§ **TASK TO COMPLETE**:
Without including any pictures, copy each entry below exactly.

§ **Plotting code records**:
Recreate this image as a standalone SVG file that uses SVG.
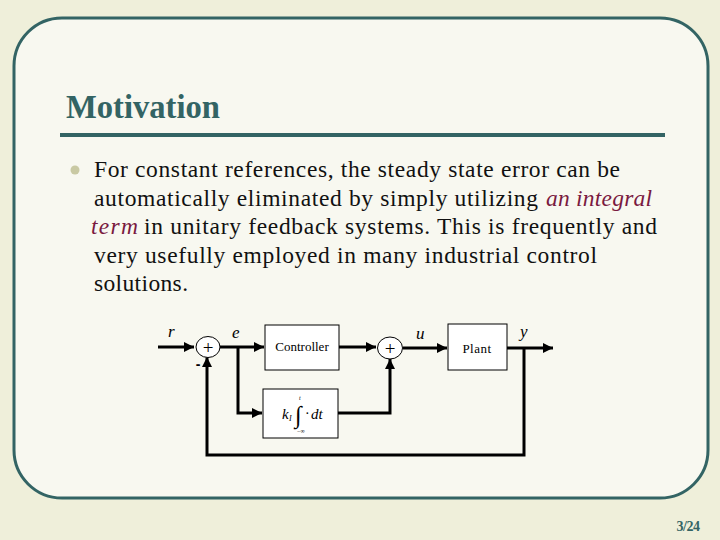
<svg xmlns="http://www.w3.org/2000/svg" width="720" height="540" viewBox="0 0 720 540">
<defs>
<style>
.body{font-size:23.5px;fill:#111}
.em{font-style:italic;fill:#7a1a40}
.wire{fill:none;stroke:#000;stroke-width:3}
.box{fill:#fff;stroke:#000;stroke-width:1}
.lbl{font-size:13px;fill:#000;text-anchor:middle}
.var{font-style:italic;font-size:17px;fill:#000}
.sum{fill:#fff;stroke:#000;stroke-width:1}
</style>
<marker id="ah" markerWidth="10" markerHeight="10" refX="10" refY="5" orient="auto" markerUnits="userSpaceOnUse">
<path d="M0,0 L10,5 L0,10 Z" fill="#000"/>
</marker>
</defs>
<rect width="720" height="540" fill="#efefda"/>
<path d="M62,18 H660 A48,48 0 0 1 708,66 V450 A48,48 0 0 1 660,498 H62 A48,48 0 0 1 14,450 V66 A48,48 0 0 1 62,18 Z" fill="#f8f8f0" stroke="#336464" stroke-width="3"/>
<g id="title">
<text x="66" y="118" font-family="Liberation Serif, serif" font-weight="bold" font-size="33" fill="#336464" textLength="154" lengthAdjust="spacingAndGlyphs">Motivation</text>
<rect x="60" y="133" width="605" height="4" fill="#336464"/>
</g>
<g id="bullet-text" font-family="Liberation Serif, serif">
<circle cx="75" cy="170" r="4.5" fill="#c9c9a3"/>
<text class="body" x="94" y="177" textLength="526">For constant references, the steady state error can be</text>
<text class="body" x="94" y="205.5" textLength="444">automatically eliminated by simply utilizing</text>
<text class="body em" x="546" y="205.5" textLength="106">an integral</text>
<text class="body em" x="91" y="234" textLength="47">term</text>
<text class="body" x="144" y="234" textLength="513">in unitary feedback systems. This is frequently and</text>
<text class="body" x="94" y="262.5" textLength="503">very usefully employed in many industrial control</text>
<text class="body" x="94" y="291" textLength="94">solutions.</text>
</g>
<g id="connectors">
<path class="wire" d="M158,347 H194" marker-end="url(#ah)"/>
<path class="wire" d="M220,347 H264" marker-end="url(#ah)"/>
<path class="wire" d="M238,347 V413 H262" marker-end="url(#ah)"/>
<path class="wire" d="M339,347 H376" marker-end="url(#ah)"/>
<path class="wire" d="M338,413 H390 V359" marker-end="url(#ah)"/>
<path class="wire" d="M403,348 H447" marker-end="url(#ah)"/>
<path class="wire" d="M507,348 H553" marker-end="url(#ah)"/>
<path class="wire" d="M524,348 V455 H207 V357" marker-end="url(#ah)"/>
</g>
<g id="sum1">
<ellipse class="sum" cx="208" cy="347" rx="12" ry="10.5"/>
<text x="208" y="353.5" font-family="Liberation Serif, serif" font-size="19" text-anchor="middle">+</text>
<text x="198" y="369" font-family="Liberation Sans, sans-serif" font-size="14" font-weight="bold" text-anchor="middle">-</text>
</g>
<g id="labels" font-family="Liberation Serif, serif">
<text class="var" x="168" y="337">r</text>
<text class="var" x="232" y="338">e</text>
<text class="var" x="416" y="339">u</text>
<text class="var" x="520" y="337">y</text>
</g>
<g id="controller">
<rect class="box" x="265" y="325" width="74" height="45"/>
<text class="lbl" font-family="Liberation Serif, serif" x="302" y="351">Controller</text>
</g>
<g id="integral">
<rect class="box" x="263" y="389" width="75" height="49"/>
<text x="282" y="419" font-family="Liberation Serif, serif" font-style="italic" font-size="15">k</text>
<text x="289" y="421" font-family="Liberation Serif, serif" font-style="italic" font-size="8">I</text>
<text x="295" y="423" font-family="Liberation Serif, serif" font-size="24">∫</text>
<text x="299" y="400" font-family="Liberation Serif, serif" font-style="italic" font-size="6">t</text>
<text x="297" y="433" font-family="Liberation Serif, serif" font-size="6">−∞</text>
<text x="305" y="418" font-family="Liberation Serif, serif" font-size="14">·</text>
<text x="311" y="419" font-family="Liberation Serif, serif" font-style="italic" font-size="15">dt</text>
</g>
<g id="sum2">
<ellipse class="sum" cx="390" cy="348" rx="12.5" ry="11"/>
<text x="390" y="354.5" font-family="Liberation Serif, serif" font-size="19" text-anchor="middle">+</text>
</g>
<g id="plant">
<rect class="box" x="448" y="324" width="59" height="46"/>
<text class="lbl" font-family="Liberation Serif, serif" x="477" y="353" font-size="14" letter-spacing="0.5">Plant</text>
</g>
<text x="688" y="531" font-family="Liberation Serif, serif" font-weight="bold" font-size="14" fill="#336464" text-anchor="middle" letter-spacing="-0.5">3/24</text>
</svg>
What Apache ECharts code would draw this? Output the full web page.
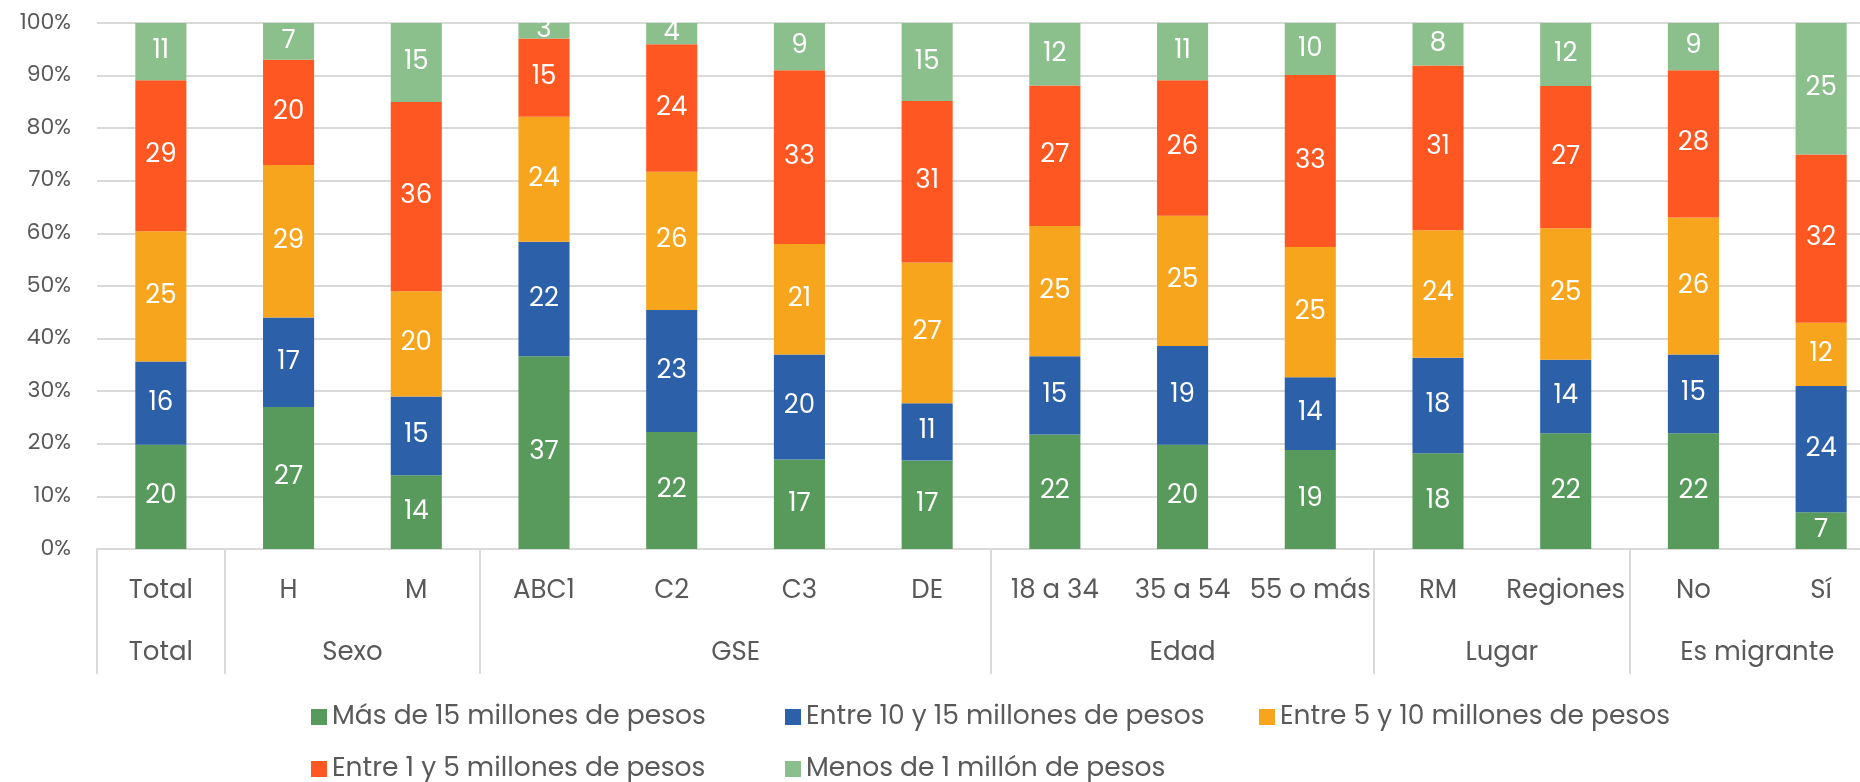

§ **ANSWER TO THIS EXERCISE**:
Recreate this image as a standalone SVG file that uses SVG.
<svg xmlns="http://www.w3.org/2000/svg" width="720" height="540" viewBox="0 0 720 540">
<defs>
<style>
.body{font-size:23.5px;fill:#111}
.em{font-style:italic;fill:#7a1a40}
.wire{fill:none;stroke:#000;stroke-width:3}
.box{fill:#fff;stroke:#000;stroke-width:1}
.lbl{font-size:13px;fill:#000;text-anchor:middle}
.var{font-style:italic;font-size:17px;fill:#000}
.sum{fill:#fff;stroke:#000;stroke-width:1}
</style>
<marker id="ah" markerWidth="10" markerHeight="10" refX="10" refY="5" orient="auto" markerUnits="userSpaceOnUse">
<path d="M0,0 L10,5 L0,10 Z" fill="#000"/>
</marker>
</defs>
<rect width="720" height="540" fill="#efefda"/>
<path d="M62,18 H660 A48,48 0 0 1 708,66 V450 A48,48 0 0 1 660,498 H62 A48,48 0 0 1 14,450 V66 A48,48 0 0 1 62,18 Z" fill="#f8f8f0" stroke="#336464" stroke-width="3"/>
<g id="title">
<text x="66" y="118" font-family="Liberation Serif, serif" font-weight="bold" font-size="33" fill="#336464" textLength="154" lengthAdjust="spacingAndGlyphs">Motivation</text>
<rect x="60" y="133" width="605" height="4" fill="#336464"/>
</g>
<g id="bullet-text" font-family="Liberation Serif, serif">
<circle cx="75" cy="170" r="4.5" fill="#c9c9a3"/>
<text class="body" x="94" y="177" textLength="526">For constant references, the steady state error can be</text>
<text class="body" x="94" y="205.5" textLength="444">automatically eliminated by simply utilizing</text>
<text class="body em" x="546" y="205.5" textLength="106">an integral</text>
<text class="body em" x="91" y="234" textLength="47">term</text>
<text class="body" x="144" y="234" textLength="513">in unitary feedback systems. This is frequently and</text>
<text class="body" x="94" y="262.5" textLength="503">very usefully employed in many industrial control</text>
<text class="body" x="94" y="291" textLength="94">solutions.</text>
</g>
<g id="connectors">
<path class="wire" d="M158,347 H194" marker-end="url(#ah)"/>
<path class="wire" d="M220,347 H264" marker-end="url(#ah)"/>
<path class="wire" d="M238,347 V413 H262" marker-end="url(#ah)"/>
<path class="wire" d="M339,347 H376" marker-end="url(#ah)"/>
<path class="wire" d="M338,413 H390 V359" marker-end="url(#ah)"/>
<path class="wire" d="M403,348 H447" marker-end="url(#ah)"/>
<path class="wire" d="M507,348 H553" marker-end="url(#ah)"/>
<path class="wire" d="M524,348 V455 H207 V357" marker-end="url(#ah)"/>
</g>
<g id="sum1">
<ellipse class="sum" cx="208" cy="347" rx="12" ry="10.5"/>
<text x="208" y="353.5" font-family="Liberation Serif, serif" font-size="19" text-anchor="middle">+</text>
<text x="198" y="369" font-family="Liberation Sans, sans-serif" font-size="14" font-weight="bold" text-anchor="middle">-</text>
</g>
<g id="labels" font-family="Liberation Serif, serif">
<text class="var" x="168" y="337">r</text>
<text class="var" x="232" y="338">e</text>
<text class="var" x="416" y="339">u</text>
<text class="var" x="520" y="337">y</text>
</g>
<g id="controller">
<rect class="box" x="265" y="325" width="74" height="45"/>
<text class="lbl" font-family="Liberation Serif, serif" x="302" y="351">Controller</text>
</g>
<g id="integral">
<rect class="box" x="263" y="389" width="75" height="49"/>
<text x="282" y="419" font-family="Liberation Serif, serif" font-style="italic" font-size="15">k</text>
<text x="289" y="421" font-family="Liberation Serif, serif" font-style="italic" font-size="8">I</text>
<text x="295" y="423" font-family="Liberation Serif, serif" font-size="24">∫</text>
<text x="299" y="400" font-family="Liberation Serif, serif" font-style="italic" font-size="6">t</text>
<text x="297" y="433" font-family="Liberation Serif, serif" font-size="6">−∞</text>
<text x="305" y="418" font-family="Liberation Serif, serif" font-size="14">·</text>
<text x="311" y="419" font-family="Liberation Serif, serif" font-style="italic" font-size="15">dt</text>
</g>
<g id="sum2">
<ellipse class="sum" cx="390" cy="348" rx="12.5" ry="11"/>
<text x="390" y="354.5" font-family="Liberation Serif, serif" font-size="19" text-anchor="middle">+</text>
</g>
<g id="plant">
<rect class="box" x="448" y="324" width="59" height="46"/>
<text class="lbl" font-family="Liberation Serif, serif" x="477" y="353" font-size="14" letter-spacing="0.5">Plant</text>
</g>
<text x="688" y="531" font-family="Liberation Serif, serif" font-weight="bold" font-size="14" fill="#336464" text-anchor="middle" letter-spacing="-0.5">3/24</text>
</svg>
What Apache ECharts code would draw this? Output the full web page.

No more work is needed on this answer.